O'Neill, who now teaches older adults about financial planning at a nonprofit called Master the Possibilities Inc. and runs a financial education company called Money Talk, said she tells her students to:
- Add two-factor authentication to all their accounts with sensitive data;
- Read all written correspondence from Social Security;
- Beware of fraudulent Social Security pretexting scams;
- Pull a current personalized Social Security statement (including older adults already receiving benefits) with a summary of career earnings in case this information "disappears" or is tampered with.
"Your earnings history is key to proving that you are eligible for benefits and how much," O'Neill said.
SSA 'Brain Drain'
The latest data shows that 6,645 people left SSA between January and November 2025.
"That does not account for the thousands of people who've been reassigned from other important jobs, like staffing field offices and data processing, to answer the 1-800 number," according to a spokesperson for Social Security Works.
Sadly, added Altman, "the consequences of the agency's brain drain will pile up in 2026."
The SSA workers who remain "are less experienced," Altman continued. "Many of them are being diverted from their work to answer phones, so answering times don't look so bad, and are being forced to rush when they can do their assigned work. Consequently, huge backups of the less urgent work is not getting done, which is highly likely leading to overpayments and underpayments."
As a result, "it is probable that in six months or a year, many people will get a huge bill because Social Security did not input their changed circumstances in a timely manner and therefore was inadvertently overpaying them," Altman relayed. "Others will have been underpaid, a mistake that may never be corrected, causing them to lose on earned benefits they should have been receiving."
Some beneficiaries "will find their claims stuck in limbo, waiting months to get the benefits they've earned," Altman said.
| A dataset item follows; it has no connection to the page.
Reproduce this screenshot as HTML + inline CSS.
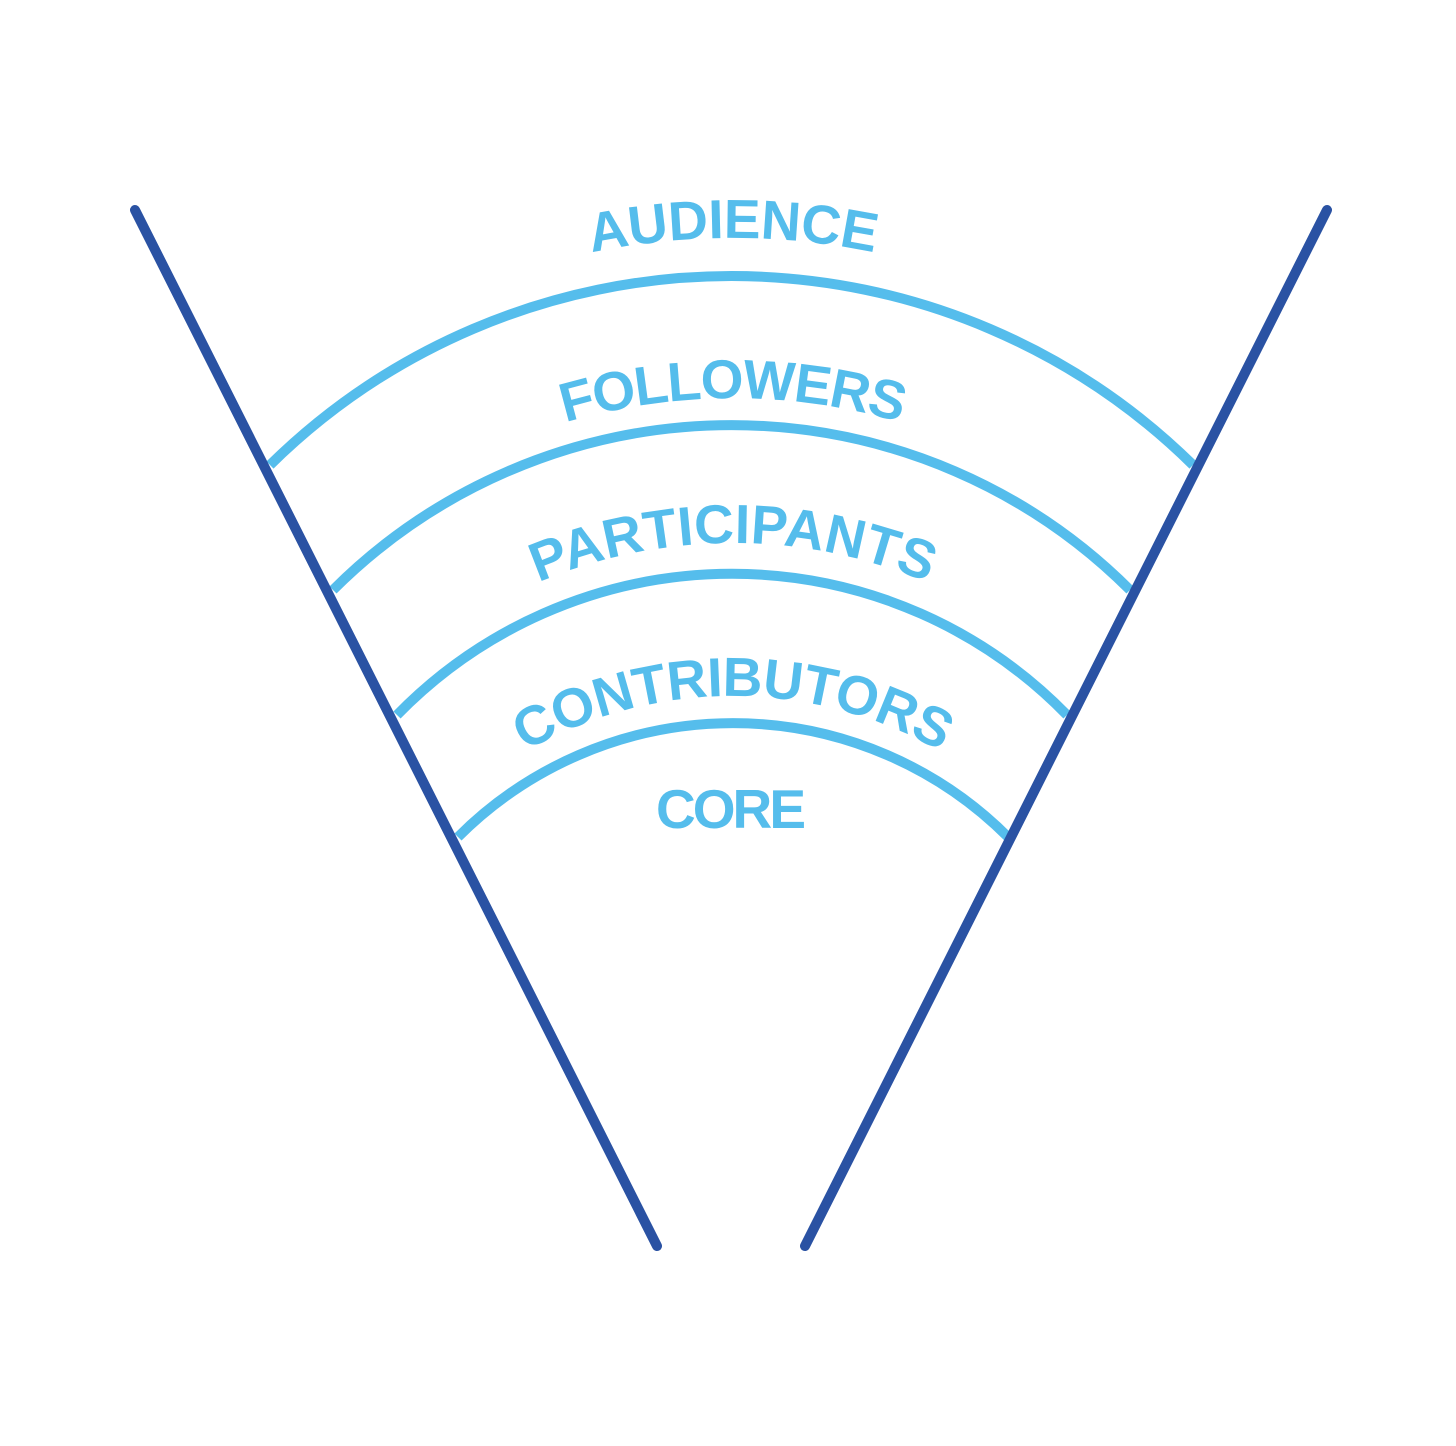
<!DOCTYPE html>
<html><head><meta charset="utf-8"><style>html,body{margin:0;padding:0;background:#fff}</style></head>
<body>
<svg width="1456" height="1441" viewBox="0 0 1456 1441" xmlns="http://www.w3.org/2000/svg">
<defs>
<path id="p1" d="M37,934 A696,696 0 0 1 1429,934"/>
<path id="p2" d="M142,989 A591,591 0 0 1 1324,989"/>
<path id="p3" d="M234,1042 A499,499 0 0 1 1232,1042"/>
<path id="p4" d="M317,1112 A416,416 0 0 1 1149,1112"/>
</defs>
<g fill="none" stroke="#55bdec" stroke-width="10">
<path d="M270,465 A658,658 0 0 1 1193,465"/>
<path d="M333,590 A564,564 0 0 1 1130,590"/>
<path d="M397,715 A468,468 0 0 1 1067,715"/>
<path d="M458,837 A389,389 0 0 1 1008,837"/>
</g>
<g stroke="#2a52a3" stroke-width="10" stroke-linecap="round">
<line x1="135" y1="210" x2="657" y2="1246"/>
<line x1="1327" y1="210" x2="805" y2="1246"/>
</g>
<g fill="#55bdec" font-family="Liberation Sans, sans-serif" font-weight="bold" font-size="55">
<text text-anchor="middle"><textPath href="#p1" startOffset="50%" textLength="285">AUDIENCE</textPath></text>
<text text-anchor="middle"><textPath href="#p2" startOffset="50%" textLength="340">FOLLOWERS</textPath></text>
<text text-anchor="middle"><textPath href="#p3" startOffset="50%" textLength="400">PARTICIPANTS</textPath></text>
<text text-anchor="middle"><textPath href="#p4" startOffset="50%" textLength="435">CONTRIBUTORS</textPath></text>
<text x="731" y="828" text-anchor="middle" textLength="150">CORE</text>
</g>
</svg>
</body></html>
While SSA Commissioner Frank Bisignano "focuses on short term metrics like phone wait times, and assigns experienced staff to answer phones, backlogs are piling up," Altman continued, noting that there are 6 million pending cases in Social Security's processing centers.
"Bisignano will find that shuffling people around is no solution to lack of trained, experienced staff," Altman said. "Social Security beneficiaries will pay the price."